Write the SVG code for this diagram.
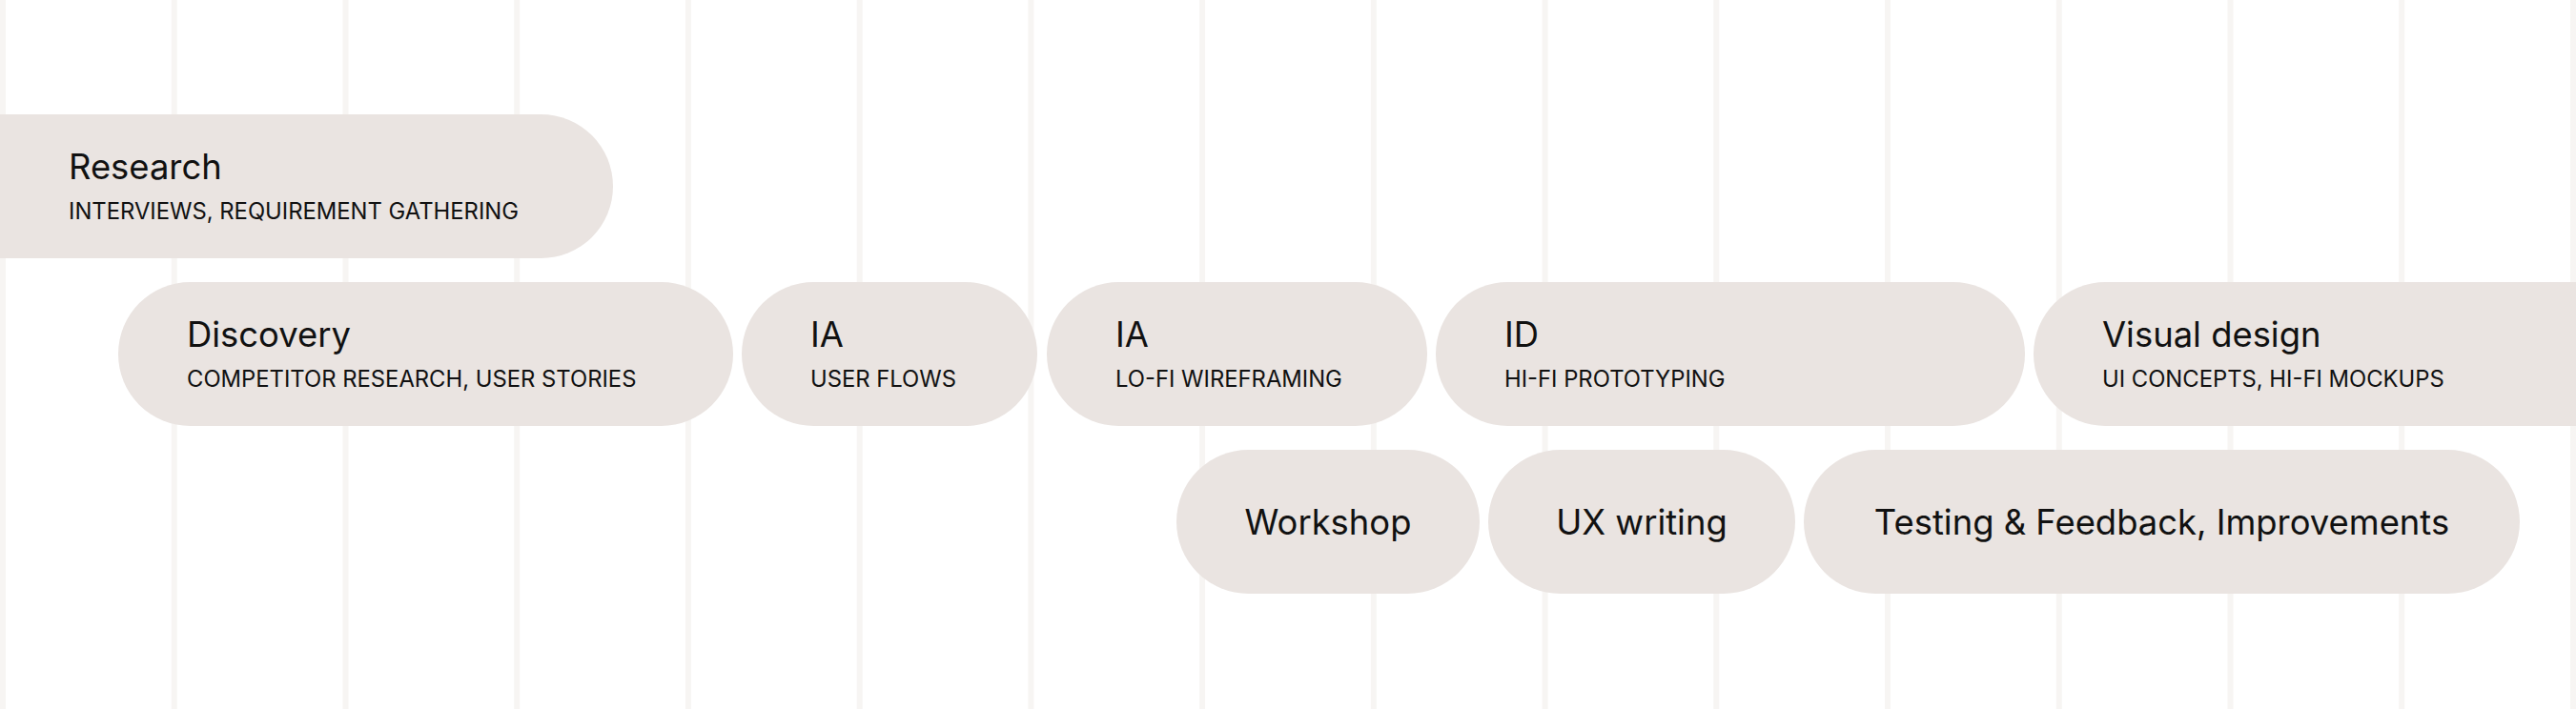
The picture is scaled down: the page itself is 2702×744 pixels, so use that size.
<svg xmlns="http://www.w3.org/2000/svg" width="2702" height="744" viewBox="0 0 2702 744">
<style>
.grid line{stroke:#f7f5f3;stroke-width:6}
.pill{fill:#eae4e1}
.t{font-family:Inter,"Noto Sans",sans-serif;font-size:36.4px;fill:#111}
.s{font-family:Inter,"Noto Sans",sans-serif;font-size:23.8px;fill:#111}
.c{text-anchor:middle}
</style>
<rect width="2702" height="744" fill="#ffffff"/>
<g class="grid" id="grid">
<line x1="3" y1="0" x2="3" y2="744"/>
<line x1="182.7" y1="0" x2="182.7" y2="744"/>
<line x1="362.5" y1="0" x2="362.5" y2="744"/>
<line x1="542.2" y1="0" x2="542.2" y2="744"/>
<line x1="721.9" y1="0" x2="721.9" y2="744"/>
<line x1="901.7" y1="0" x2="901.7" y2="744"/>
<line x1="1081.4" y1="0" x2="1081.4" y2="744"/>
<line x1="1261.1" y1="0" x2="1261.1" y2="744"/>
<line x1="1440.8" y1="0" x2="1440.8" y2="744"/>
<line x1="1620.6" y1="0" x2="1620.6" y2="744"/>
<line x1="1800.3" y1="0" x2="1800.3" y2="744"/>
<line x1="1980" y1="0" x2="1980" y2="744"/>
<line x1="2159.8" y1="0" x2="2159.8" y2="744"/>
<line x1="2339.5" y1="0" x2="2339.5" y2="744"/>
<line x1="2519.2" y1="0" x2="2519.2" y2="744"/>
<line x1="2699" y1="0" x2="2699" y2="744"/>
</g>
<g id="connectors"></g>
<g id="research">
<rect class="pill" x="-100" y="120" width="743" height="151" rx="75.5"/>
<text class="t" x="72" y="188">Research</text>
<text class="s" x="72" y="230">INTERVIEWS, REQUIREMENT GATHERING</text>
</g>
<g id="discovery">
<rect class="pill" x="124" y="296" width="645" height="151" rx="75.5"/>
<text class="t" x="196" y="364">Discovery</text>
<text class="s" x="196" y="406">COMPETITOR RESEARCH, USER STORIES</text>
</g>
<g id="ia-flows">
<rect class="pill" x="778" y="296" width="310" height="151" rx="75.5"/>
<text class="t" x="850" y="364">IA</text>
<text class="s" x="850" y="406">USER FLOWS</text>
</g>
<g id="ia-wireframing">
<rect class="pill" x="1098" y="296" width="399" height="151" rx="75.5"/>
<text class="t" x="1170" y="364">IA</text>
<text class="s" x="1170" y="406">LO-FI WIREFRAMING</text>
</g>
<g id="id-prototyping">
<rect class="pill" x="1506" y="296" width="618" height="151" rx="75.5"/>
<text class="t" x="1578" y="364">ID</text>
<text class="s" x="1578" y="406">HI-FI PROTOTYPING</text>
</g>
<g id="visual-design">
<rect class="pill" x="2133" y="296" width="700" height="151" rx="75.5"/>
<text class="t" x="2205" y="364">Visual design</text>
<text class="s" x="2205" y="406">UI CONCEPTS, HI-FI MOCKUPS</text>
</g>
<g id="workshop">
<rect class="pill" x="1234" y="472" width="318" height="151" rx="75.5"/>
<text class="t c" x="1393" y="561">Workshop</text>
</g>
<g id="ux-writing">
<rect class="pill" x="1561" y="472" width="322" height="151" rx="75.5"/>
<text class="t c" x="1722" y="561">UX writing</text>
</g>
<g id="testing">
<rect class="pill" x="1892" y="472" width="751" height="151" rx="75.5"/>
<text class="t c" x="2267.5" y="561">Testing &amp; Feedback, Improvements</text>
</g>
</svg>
...
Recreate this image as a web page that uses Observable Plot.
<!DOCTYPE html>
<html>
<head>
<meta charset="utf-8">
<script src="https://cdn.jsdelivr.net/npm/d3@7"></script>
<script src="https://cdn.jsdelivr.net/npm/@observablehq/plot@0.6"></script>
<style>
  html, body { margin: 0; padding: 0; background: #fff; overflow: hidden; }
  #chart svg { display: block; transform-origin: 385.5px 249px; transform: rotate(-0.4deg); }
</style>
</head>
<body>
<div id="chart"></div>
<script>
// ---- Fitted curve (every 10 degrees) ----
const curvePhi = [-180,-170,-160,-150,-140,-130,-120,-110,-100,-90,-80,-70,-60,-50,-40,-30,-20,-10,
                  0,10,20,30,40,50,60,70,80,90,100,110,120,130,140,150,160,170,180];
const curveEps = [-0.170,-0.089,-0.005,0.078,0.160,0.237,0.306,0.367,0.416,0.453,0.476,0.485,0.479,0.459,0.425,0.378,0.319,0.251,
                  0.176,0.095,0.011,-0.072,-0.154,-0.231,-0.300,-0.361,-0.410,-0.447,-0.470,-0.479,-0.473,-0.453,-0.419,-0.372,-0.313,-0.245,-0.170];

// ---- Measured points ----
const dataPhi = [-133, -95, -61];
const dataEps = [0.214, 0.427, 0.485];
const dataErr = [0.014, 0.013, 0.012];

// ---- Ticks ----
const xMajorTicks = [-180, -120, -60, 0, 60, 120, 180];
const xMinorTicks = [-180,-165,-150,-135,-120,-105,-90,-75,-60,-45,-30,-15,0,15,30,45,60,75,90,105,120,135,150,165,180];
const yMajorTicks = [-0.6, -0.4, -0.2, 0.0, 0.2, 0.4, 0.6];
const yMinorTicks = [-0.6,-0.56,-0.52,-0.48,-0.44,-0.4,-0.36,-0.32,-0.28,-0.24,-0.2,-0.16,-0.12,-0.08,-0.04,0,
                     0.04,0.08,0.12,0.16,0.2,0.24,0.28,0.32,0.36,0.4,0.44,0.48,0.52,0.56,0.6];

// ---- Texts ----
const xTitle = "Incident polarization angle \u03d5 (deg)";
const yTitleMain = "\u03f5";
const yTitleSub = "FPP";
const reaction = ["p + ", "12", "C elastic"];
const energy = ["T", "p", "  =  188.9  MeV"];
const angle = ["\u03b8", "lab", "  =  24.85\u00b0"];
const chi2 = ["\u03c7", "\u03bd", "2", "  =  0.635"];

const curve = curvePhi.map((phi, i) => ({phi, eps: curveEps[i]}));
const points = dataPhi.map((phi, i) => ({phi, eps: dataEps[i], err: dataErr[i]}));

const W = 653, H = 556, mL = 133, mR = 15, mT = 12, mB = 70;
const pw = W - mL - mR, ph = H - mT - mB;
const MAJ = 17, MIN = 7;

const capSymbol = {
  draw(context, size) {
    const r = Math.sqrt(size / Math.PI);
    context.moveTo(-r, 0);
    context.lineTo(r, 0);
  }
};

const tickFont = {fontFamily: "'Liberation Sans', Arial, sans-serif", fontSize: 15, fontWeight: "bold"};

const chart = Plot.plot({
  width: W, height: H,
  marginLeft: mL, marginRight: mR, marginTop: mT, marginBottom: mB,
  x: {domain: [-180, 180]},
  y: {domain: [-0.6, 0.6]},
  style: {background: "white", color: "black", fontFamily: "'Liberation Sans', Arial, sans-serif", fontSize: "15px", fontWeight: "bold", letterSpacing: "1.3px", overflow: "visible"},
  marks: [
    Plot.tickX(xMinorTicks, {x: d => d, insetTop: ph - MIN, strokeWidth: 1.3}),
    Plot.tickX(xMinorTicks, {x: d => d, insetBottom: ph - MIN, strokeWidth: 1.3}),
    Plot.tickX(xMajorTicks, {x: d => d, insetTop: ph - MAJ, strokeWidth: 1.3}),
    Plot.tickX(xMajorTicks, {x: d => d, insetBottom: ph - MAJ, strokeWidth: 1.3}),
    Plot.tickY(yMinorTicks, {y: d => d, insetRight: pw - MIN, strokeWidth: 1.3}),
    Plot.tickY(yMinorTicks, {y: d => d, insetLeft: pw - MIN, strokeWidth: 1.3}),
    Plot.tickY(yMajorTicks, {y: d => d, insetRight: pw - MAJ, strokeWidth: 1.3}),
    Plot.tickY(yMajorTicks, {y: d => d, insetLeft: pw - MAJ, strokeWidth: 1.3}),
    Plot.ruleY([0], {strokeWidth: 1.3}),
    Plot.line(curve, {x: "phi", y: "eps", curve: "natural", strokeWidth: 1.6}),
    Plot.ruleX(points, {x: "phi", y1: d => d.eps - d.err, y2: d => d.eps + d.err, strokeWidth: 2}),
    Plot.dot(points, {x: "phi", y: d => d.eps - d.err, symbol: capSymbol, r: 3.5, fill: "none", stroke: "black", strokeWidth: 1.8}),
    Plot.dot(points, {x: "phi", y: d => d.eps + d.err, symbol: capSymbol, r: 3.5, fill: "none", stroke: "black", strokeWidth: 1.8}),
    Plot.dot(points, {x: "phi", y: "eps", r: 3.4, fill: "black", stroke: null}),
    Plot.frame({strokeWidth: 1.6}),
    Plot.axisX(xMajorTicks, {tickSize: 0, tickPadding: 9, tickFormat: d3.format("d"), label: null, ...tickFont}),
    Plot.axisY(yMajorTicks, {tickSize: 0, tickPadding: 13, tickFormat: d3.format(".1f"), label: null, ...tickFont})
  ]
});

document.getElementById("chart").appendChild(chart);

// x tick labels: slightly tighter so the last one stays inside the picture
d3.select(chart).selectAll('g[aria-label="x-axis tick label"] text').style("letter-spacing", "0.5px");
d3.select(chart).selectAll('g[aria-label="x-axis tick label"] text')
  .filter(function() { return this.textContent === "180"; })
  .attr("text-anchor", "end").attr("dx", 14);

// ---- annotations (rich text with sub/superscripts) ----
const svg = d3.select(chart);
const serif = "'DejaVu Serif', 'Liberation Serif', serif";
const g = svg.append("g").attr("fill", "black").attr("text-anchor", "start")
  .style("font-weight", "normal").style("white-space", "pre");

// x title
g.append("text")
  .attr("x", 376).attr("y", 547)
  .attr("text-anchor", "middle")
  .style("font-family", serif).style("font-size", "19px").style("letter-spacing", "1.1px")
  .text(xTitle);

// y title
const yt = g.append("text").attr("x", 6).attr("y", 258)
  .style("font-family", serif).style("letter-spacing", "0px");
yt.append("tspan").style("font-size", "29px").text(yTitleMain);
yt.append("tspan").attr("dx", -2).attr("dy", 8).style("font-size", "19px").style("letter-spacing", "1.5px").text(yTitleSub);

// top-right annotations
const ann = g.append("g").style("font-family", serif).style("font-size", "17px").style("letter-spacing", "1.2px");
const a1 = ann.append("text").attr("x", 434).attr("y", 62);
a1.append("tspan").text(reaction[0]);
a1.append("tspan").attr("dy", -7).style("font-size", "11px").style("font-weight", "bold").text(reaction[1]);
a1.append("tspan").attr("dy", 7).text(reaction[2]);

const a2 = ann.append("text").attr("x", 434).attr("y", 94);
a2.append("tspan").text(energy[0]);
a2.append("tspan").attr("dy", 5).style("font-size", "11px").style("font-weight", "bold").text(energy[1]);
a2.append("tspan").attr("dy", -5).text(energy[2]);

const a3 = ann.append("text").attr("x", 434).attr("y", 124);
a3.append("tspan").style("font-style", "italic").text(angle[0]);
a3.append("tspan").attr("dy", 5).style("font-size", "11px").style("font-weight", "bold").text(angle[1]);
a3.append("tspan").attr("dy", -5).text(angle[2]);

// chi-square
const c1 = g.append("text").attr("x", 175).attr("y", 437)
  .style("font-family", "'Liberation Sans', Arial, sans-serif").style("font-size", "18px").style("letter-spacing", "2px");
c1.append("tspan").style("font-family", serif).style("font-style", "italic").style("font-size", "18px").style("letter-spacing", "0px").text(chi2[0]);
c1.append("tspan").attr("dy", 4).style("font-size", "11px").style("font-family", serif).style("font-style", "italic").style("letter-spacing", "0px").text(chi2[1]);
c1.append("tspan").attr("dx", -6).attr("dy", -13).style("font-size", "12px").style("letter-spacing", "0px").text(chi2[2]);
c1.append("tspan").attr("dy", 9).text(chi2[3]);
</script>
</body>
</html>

**CHALLENGE:** Look back at the data above. Transcribe exactly the lines starting at the line that contains "Recreate this image" and ending at the line that contains "const dataErr = [0.014, 0.013, 0.012];".

**TASK SOLUTION:**
Recreate this image as a web page that uses Observable Plot.
<!DOCTYPE html>
<html>
<head>
<meta charset="utf-8">
<script src="https://cdn.jsdelivr.net/npm/d3@7"></script>
<script src="https://cdn.jsdelivr.net/npm/@observablehq/plot@0.6"></script>
<style>
  html, body { margin: 0; padding: 0; background: #fff; overflow: hidden; }
  #chart svg { display: block; transform-origin: 385.5px 249px; transform: rotate(-0.4deg); }
</style>
</head>
<body>
<div id="chart"></div>
<script>
// ---- Fitted curve (every 10 degrees) ----
const curvePhi = [-180,-170,-160,-150,-140,-130,-120,-110,-100,-90,-80,-70,-60,-50,-40,-30,-20,-10,
                  0,10,20,30,40,50,60,70,80,90,100,110,120,130,140,150,160,170,180];
const curveEps = [-0.170,-0.089,-0.005,0.078,0.160,0.237,0.306,0.367,0.416,0.453,0.476,0.485,0.479,0.459,0.425,0.378,0.319,0.251,
                  0.176,0.095,0.011,-0.072,-0.154,-0.231,-0.300,-0.361,-0.410,-0.447,-0.470,-0.479,-0.473,-0.453,-0.419,-0.372,-0.313,-0.245,-0.170];

// ---- Measured points ----
const dataPhi = [-133, -95, -61];
const dataEps = [0.214, 0.427, 0.485];
const dataErr = [0.014, 0.013, 0.012];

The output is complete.